Mr Porter in March launched defamation action against the ABC and journalist Louise Milligan for publishing what he says are “false accusations” he was the subject of historical rape allegations.

The woman at the centre of the allegations died in June 2020.

Since the report’s 26 February publication, the West Australian MP has changed roles from attorney-general to industry, science and technology minister.

 

Mr Porter’s application, filed Wednesday and published Thursday afternoon, seeks to strike out one paragraph of the defence and three schedules.

It also seeks an order preventing publication of the three schedules until further order of the court.

The material in the schedules is of a scandalous, frivolous or vexatious nature, is evasive or ambiguous, or are otherwise an abuse of the process of the court, Mr Porter’s application claims, referencing phrases in Federal Court Rules.

The court is also asked to order the ABC to provide more information on certain denials outlined in the defence.

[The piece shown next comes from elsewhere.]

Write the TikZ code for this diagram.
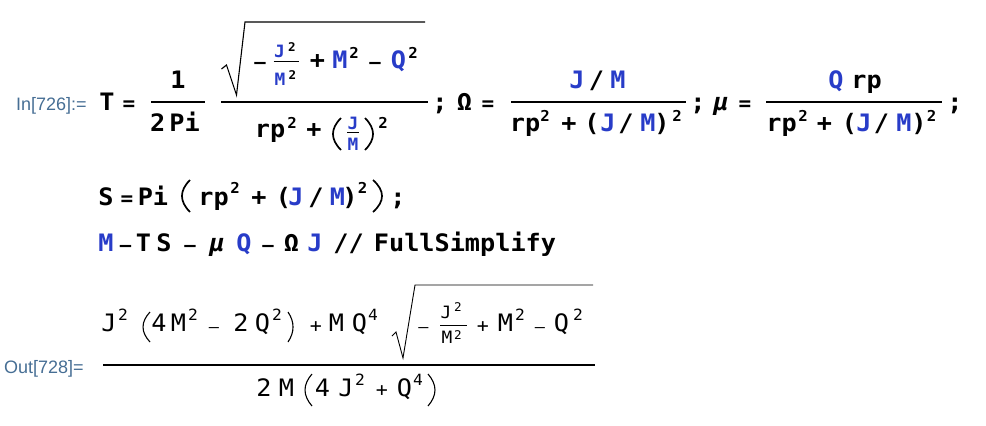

The parties are due to face off virtually in court for the first time on Friday morning, before Justice Jayne Jagot.

While the report referred to an unnamed cabinet minister, Google searches for ‘Christian Porter’ after the article’s publication spiked to a greater extent than any other male frontbencher, his lawyers state in court documents. 

By 3 March, a Google search of “who is the minister accused of rape” would return Mr Porter’s name, and Mr Porter was widely identified on platforms such as Twitter, Facebook and Reddit, the lawyers say.

Mr Porter revealed himself as the subject of the allegations on 3 March.

Milligan is also accused of directing her Twitter followers before 3 March to the #cabinetminister hashtag, through which Mr Porter was identified by members of the public.

Mr Porter is seeking aggravated damages, costs and removal of the article and related material on the internet.

In another document published on Thursday, the ABC said the allegedly defamatory article received 264,658 unique page views before Mr Porter revealed himself as its subject.

More than half came from NSW and Victoria, while 26,710 were in the MP’s home state.

The article was accessed another 22,575 times nationwide between the beginning of Mr Porter’s 3 March press conference and 25 April.